To find it, draw an imaginary line from Ada Australis to Zeta Perseus (~8°), then extend this line another 8° to M45. This is one of the most pleasing views in the night sky and easy to see with the naked eye.
Melotte 20 (Alpha Persei Association) – Locate Mirfak. The cluster of stars surrounding it is known as Melotte 20. It does not have the formal designation of ‘open cluster’ but that is what it looks like for us on the ground.
The group contains over 100 stars in a 3° circle and is a rich area of star formation.
Objects To See Within Perseus
Perseus contains two Messier objects and many other deep sky objects available to smaller telescopes.
M34 (NGC 1039) – This open cluster has a magnitude of 5.19 and an apparent size of 35.0 arcminutes. It’s 1,400 light-years away and is at right ascension 2h 43m 24s and declination +42° 50’ 10”.
M76 (NGC 650 & NGC 651, Little Dumbbell Nebula) – This planetary nebula has a magnitude of 10.10 and an apparent size of 2.7 x 1.8 arcminutes. It’s between 1700 and 15000 light-years away and is at right ascension 01h 43m 39s and declination +51° 40’ 15”.

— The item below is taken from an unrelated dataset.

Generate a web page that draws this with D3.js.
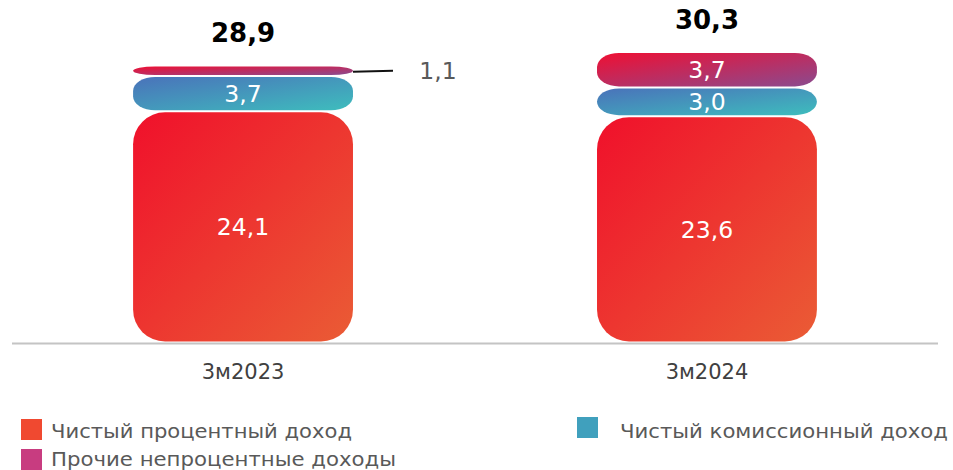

Use our detailed guide to finding M76 to see it for yourself.
Melotte 20 (Alpha Persei Association) – This group of related stars has a magnitude of 2.29 and an apparent size of 300 arcminutes. It’s 600 million light-years away and is at right ascension 3h 25m 47s and declination +49° 55’ 17” (see more detail in the section above).

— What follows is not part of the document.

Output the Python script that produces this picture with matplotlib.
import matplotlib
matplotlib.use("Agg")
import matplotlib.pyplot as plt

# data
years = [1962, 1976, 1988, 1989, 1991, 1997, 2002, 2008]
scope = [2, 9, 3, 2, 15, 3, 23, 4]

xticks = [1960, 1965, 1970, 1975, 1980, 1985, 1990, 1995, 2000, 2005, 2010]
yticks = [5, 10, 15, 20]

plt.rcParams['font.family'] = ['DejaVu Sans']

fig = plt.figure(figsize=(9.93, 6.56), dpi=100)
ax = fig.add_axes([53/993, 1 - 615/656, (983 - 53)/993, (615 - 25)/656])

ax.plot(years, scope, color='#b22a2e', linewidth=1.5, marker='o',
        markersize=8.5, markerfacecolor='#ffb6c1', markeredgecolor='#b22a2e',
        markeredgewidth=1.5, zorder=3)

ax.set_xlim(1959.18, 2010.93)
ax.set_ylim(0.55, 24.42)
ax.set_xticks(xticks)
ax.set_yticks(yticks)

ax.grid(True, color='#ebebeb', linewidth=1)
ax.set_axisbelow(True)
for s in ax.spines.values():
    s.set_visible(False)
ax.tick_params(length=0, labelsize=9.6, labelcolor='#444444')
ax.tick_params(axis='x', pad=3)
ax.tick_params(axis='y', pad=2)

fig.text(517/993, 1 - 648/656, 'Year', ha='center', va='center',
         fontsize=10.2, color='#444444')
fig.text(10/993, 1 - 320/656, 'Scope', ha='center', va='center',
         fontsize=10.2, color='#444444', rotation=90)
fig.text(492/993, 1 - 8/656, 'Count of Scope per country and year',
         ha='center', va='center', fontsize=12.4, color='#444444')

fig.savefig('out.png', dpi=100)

NGC 869 & NGC 884 (Double Cluster)– This is a pair of open star clusters. NGC 869 has a magnitude of 5.30 and an apparent size of 18.0 arcminutes. It’s 6,800 light-years away and is at right ascension 2h 20m 27s and declination +57° 12’ 36”.
NGC 884 has a magnitude of 6.09 and an apparent size of 18.0 arcminutes. It’s 9,600 light-years away and is at right ascension 2h 23m 50s and declination +57° 12’ 32”.

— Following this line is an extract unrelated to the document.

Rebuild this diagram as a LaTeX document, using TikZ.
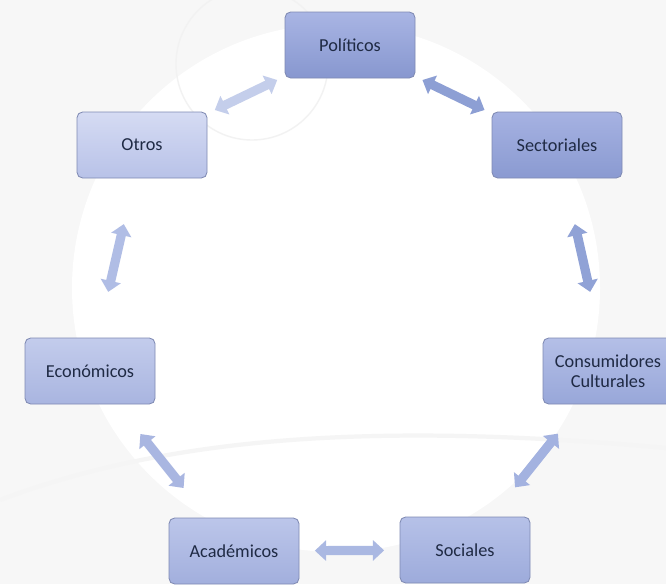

NGC 1499 (California Nebula) – This massive but faint nebula has a magnitude of 5.00 and an apparent size of 145.0 x 40.0 arcminutes. It’s 1,800 light-years away and is at right ascension 4h 2m 2s and declination +36° 40’ 23”.
NGC 1333 – This bright nebula has a magnitude of 10.0 and an apparent size of 9.0 x 7.0 arcminutes. It’s 1,000 light-years away and is at right ascension 3h 30m 33s and declination +31° 29’ 10”.
NGC 1275 (Perseus A) – This spiral galaxy has a magnitude of 11.85 and an apparent size of 2.2 x 1.4 arcminutes. It’s 235 million light-years away and is at right ascension 3h 21m 9s and declination +41° 35’ 4”.
Abell 426 (Perseus Cluster) – This cluster of galaxies is one of the most massive objects in the known universe. It’s 240 million light-years away and is at right ascension 3h 18m 36s and declination +41° 30’ 54”.
NGC 1275 (above) is near the center of this cluster.
Perseus is an easy to find constellation with many notable stars and deep sky objects. Hop over from Cassiopeia to enjoy the wonders of this constellation.